We now know for sure that a spectator, even if he is an expert, can mistakenly believe that a work created by an algorithm is the work of an artist, and vice versa. We also know that algorithms clearly have original artistic potential. That is to say, they can create artwork that is capable of triggering emotions.

This will lead some to be surprised; to believe that, for the first time, art is no longer the expression of a message that is strictly human. And that artificial intelligence, not satisfied to replace man in automatable tasks, became artistically superior to him, before turning him into his slave.

However, it would be forgetting that the message of art has never been simply human and that it has very often obeyed hidden laws. Moreover, nature is abound with astonishing artworks, which are very often the expressions of very complex mathematical formulas, such as fractals. And even most of creations that stem from pure reason, concepts, are also works of art.

In particular, for me who had the privilege of interacting with mathematics during a period of time, I can attest that few works of art are as moving, dazzling, jubilant, as a pure demonstration such as a perfect geometrical figure; or even more poignant than simply observing the edifying characteristics of certain numbers, be they prime, transcendental or imaginary.

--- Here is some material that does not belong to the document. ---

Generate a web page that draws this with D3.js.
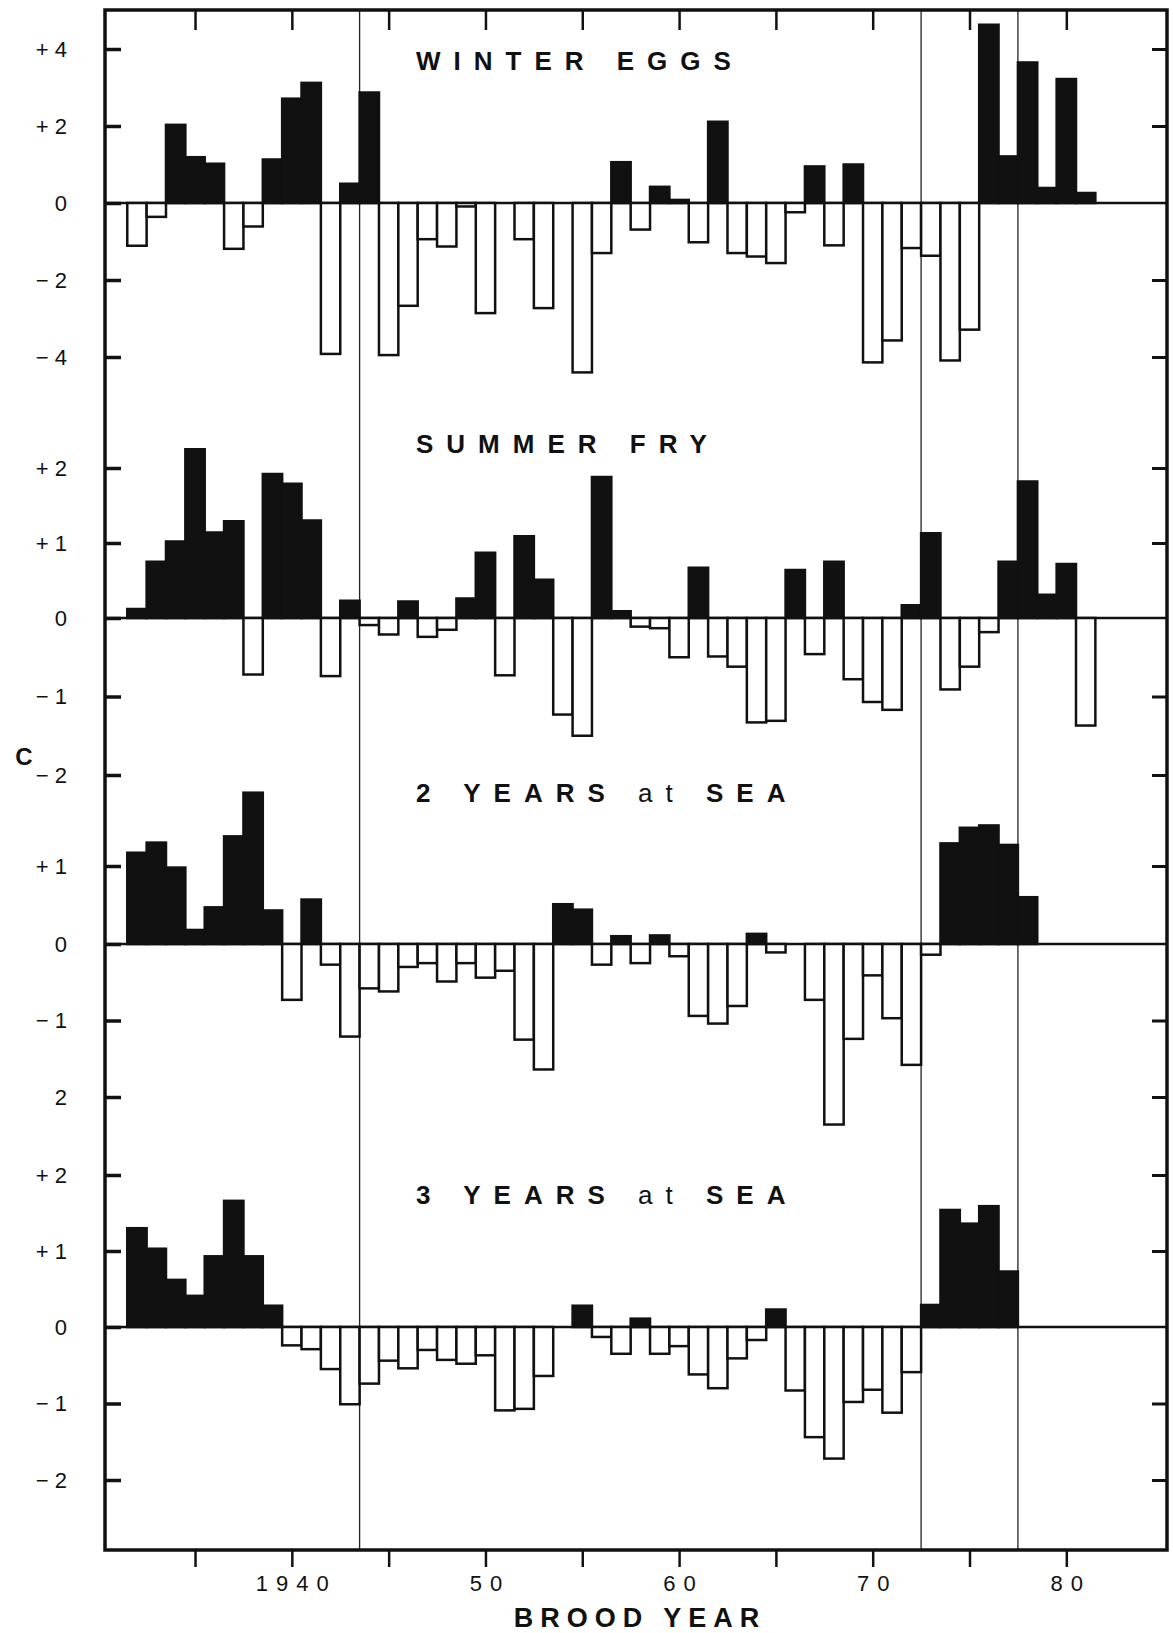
<!DOCTYPE html>
<html>
<head>
<meta charset="utf-8">
<script src="https://cdn.jsdelivr.net/npm/d3@7"></script>
<style>
  body { margin: 0; background: #fff; }
  svg { display: block; }
  text { font-family: 'Liberation Sans', Arial, sans-serif; fill: #111; }
  .title { font-size: 26px; font-weight: bold; letter-spacing: 13px; }
  .bar { stroke: #111; stroke-width: 2.5; }
  .zero { stroke: #111; stroke-width: 2.5; }
  .divider { stroke: #222; stroke-width: 1.3; }
</style>
</head>
<body>
<svg width="1173" height="1633"></svg>
<script>
const years = d3.range(1932, 1982)

const winterEggs = [
  -1.11, -0.36, 2.03, 1.19, 1.02, -1.19, -0.61, 1.13, 2.71, 3.12,
  -3.92, 0.5, 2.87, -3.95, -2.67, -0.94, -1.13, -0.09, -2.86, 0,
  -0.94, -2.73, 0, -4.4, -1.3, 1.06, -0.69, 0.42, 0.08, -1.02,
  2.11, -1.3, -1.39, -1.56, -0.24, 0.95, -1.1, 1.0, -4.14, -3.57,
  -1.17, -1.37, -4.09, -3.29, 4.63, 1.21, 3.65, 0.39, 3.22, 0.26
]

const summerFry = [
  0.12, 0.75, 1.02, 2.25, 1.14, 1.29, -0.72, 1.92, 1.79, 1.3,
  -0.74, 0.23, -0.09, -0.21, 0.22, -0.24, -0.15, 0.26, 0.87, -0.73,
  1.09, 0.51, -1.23, -1.5, 1.88, 0.09, -0.11, -0.13, -0.5, 0.67,
  -0.49, -0.62, -1.33, -1.31, 0.64, -0.46, 0.75, -0.78, -1.07, -1.17,
  0.17, 1.13, -0.91, -0.62, -0.18, 0.75, 1.82, 0.31, 0.72, -1.37
]

// 1932 - 1978
const twoYearsAtSea = [
  1.17, 1.3, 0.98, 0.18, 0.47, 1.38, 1.94, 0.43, -0.73, 0.57,
  -0.27, -1.21, -0.58, -0.62, -0.3, -0.25, -0.49, -0.25, -0.44, -0.35,
  -1.25, -1.64, 0.51, 0.44, -0.27, 0.1, -0.25, 0.11, -0.16, -0.94,
  -1.04, -0.81, 0.13, -0.11, 0, -0.73, -2.36, -1.24, -0.41, -0.97,
  -1.58, -0.14, 1.29, 1.49, 1.52, 1.27, 0.6
]

// 1932 - 1977
const threeYearsAtSea = [
  1.3, 1.03, 0.62, 0.41, 0.93, 1.66, 0.93, 0.28, -0.24, -0.29,
  -0.55, -1.01, -0.74, -0.44, -0.54, -0.3, -0.43, -0.48, -0.37, -1.09,
  -1.07, -0.64, 0, 0.28, -0.13, -0.35, 0.11, -0.35, -0.25, -0.62,
  -0.8, -0.41, -0.17, 0.23, -0.83, -1.44, -1.72, -0.98, -0.82, -1.12,
  -0.59, 0.29, 1.54, 1.36, 1.59, 0.73
]

const dividerYears = [1943.5, 1972.5, 1977.5]
const xTickYears = [1935, 1940, 1945, 1950, 1955, 1960, 1965, 1970, 1975, 1980]
const xTickLabels = { 1940: '1940', 1950: '50', 1960: '60', 1970: '70', 1980: '80' }

const eggTicks = [4, 2, 0, -2, -4]
const eggTickLabels = ['+ 4', '+ 2', '0', '− 2', '− 4']
const fryTicks = [2, 1, 0, -1, -2]
const fryTickLabels = ['+ 2', '+ 1', '0', '− 1', '− 2']
const twoTicks = [1, 0, -1, -2]
const twoTickLabels = ['+ 1', '0', '− 1', '2']
const threeTicks = [2, 1, 0, -1, -2]
const threeTickLabels = ['+ 2', '+ 1', '0', '− 1', '− 2']

const svg = d3.select('svg')

const frame = { left: 105, right: 1167, top: 10, bottom: 1550 }

const xScale = d3.scaleLinear()
  .domain([1930.35, 1985.2])
  .range([frame.left, frame.right])

const panels = [
  { title: 'WINTER EGGS', values: winterEggs, domain: [-4, 0, 4], range: [357, 203, 49], ticks: eggTicks, labels: eggTickLabels, titleY: 70 },
  { title: 'SUMMER FRY', values: summerFry, domain: [-2, 0, 2], range: [775, 618, 468], ticks: fryTicks, labels: fryTickLabels, titleY: 453 },
  { title: '2 YEARS at SEA', values: twoYearsAtSea, domain: [-2, 0, 1], range: [1097, 944, 866], ticks: twoTicks, labels: twoTickLabels, titleY: 802 },
  { title: '3 YEARS at SEA', values: threeYearsAtSea, domain: [-2, 0, 2], range: [1480, 1327, 1175], ticks: threeTicks, labels: threeTickLabels, titleY: 1204 }
]

// divider lines
svg.selectAll('.divider')
  .data(dividerYears)
  .join('line')
  .attr('class', 'divider')
  .attr('x1', d => xScale(d))
  .attr('x2', d => xScale(d))
  .attr('y1', frame.top)
  .attr('y2', frame.bottom)

const styleAxis = (g, width) => {
  g.select('.domain').remove()
  g.selectAll('.tick line').attr('stroke', '#111').attr('stroke-width', width)
  g.selectAll('.tick text')
    .attr('fill', '#111')
    .style('font-family', "'Liberation Sans', Arial, sans-serif")
}

panels.forEach(p => {
  const yScale = d3.scaleLinear().domain(p.domain).range(p.range)
  const g = svg.append('g')

  g.append('line')
    .attr('class', 'zero')
    .attr('x1', frame.left)
    .attr('x2', frame.right)
    .attr('y1', yScale(0))
    .attr('y2', yScale(0))

  const data = p.values.map((v, i) => ({ year: years[i], value: v }))

  g.selectAll('.bar')
    .data(data.filter(d => d.value !== 0))
    .join('rect')
    .attr('class', 'bar')
    .attr('x', d => xScale(d.year - 0.5))
    .attr('width', d => xScale(d.year + 0.5) - xScale(d.year - 0.5))
    .attr('y', d => yScale(Math.max(0, d.value)))
    .attr('height', d => Math.abs(yScale(d.value) - yScale(0)))
    .attr('fill', d => d.value > 0 ? '#111' : '#fff')

  const leftAxis = d3.axisLeft(yScale)
    .tickValues(p.ticks)
    .tickFormat((d, i) => p.labels[i])
    .tickSize(-16)
    .tickPadding(38)

  g.append('g')
    .attr('transform', `translate(${frame.left}, 0)`)
    .call(leftAxis)
    .call(a => styleAxis(a, 3.5))
    .selectAll('.tick text')
    .style('font-size', '22px')

  const rightAxis = d3.axisRight(yScale)
    .tickValues(p.ticks.filter(t => t !== 0))
    .tickFormat('')
    .tickSize(-15)

  g.append('g')
    .attr('transform', `translate(${frame.right}, 0)`)
    .call(rightAxis)
    .call(a => styleAxis(a, 3))

  const words = p.title.split(' ')
  g.append('text')
    .attr('class', 'title')
    .attr('x', 416)
    .attr('y', p.titleY)
    .selectAll('tspan')
    .data(words)
    .join('tspan')
    .attr('font-weight', d => d === d.toLowerCase() && isNaN(+d) ? 'normal' : 'bold')
    .text((d, i) => (i ? ' ' : '') + d)
})

// frame
svg.append('rect')
  .attr('x', frame.left)
  .attr('y', frame.top)
  .attr('width', frame.right - frame.left)
  .attr('height', frame.bottom - frame.top)
  .attr('fill', 'none')
  .attr('stroke', '#111')
  .attr('stroke-width', 3.5)

const topAxis = d3.axisTop(xScale)
  .tickValues(xTickYears)
  .tickFormat('')
  .tickSize(-20)

svg.append('g')
  .attr('transform', `translate(0, ${frame.top})`)
  .call(topAxis)
  .call(a => styleAxis(a, 2.5))

const bottomAxis = d3.axisBottom(xScale)
  .tickValues(xTickYears)
  .tickFormat(d => xTickLabels[d] || '')
  .tickSize(17)
  .tickPadding(8)

svg.append('g')
  .attr('transform', `translate(0, ${frame.bottom})`)
  .call(bottomAxis)
  .call(a => styleAxis(a, 2.5))
  .selectAll('.tick text')
  .style('font-size', '22px')
  .style('letter-spacing', '8px')
  .attr('dx', 4)

svg.append('text')
  .attr('x', 24)
  .attr('y', 765)
  .attr('text-anchor', 'middle')
  .style('font-size', '24px')
  .style('font-weight', 'bold')
  .text('C')

svg.append('text')
  .attr('x', 640)
  .attr('y', 1627)
  .attr('text-anchor', 'middle')
  .style('font-size', '27px')
  .style('font-weight', 'bold')
  .style('letter-spacing', '7px')
  .text('BROOD YEAR')
</script>
</body>
</html>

The great geometricians knew it, since Babylon and Thebes. Aristotle wrote thousands of pages on it; and Leonardo da Vinci, who was both an engineer and an artist, had never ceased to seek the secret of the miraculous beauty of numbers and their arrangements.

We should not be shocked, then, that art has always been nourished by science. First, there were paintings, architecture, sculptures (it would be nothing without arithmetic), which were then followed by photography, cinema and video games. Furthermore, other expressions, more or less happy, made use of science in art, such as optical art, digital art or fractal art (so interesting and too often neglected); as well as so many other attempts in music, of which IRCAM (French Institute for Research and Coordination in Acoustics/Music) is the pioneer and herald in France.

Today, artificial intelligence continues to dig a similar path and seeks to open new perspectives, especially in graphic art and in music, as well as in the encounter between the two.

There is nothing new under the sun; it is just another opportunity to marvel at the mystery of the encounter between reason, concepts, nature and emotions.

This promises beautiful works of art to us, beautiful opportunities for us to admire and to be moved.

And it is precisely there that true newness exists, the true realm of future discoveries to come: not through a new form of creativity by an artefact, as it has always been so; but in the power of numeracy that artificial intelligence promises us, and that should allow one day to go much further in the understanding of the nature of emotions and their relationship with reason, with sense and beauty.

As such, it will have fulfilled its role, which should be to carry man further, to allow him to multiply his communion with nature, to approach the mystery of the creation of life, the emergence of the consciousness and, perhaps even one day, the raison d’être of the universe.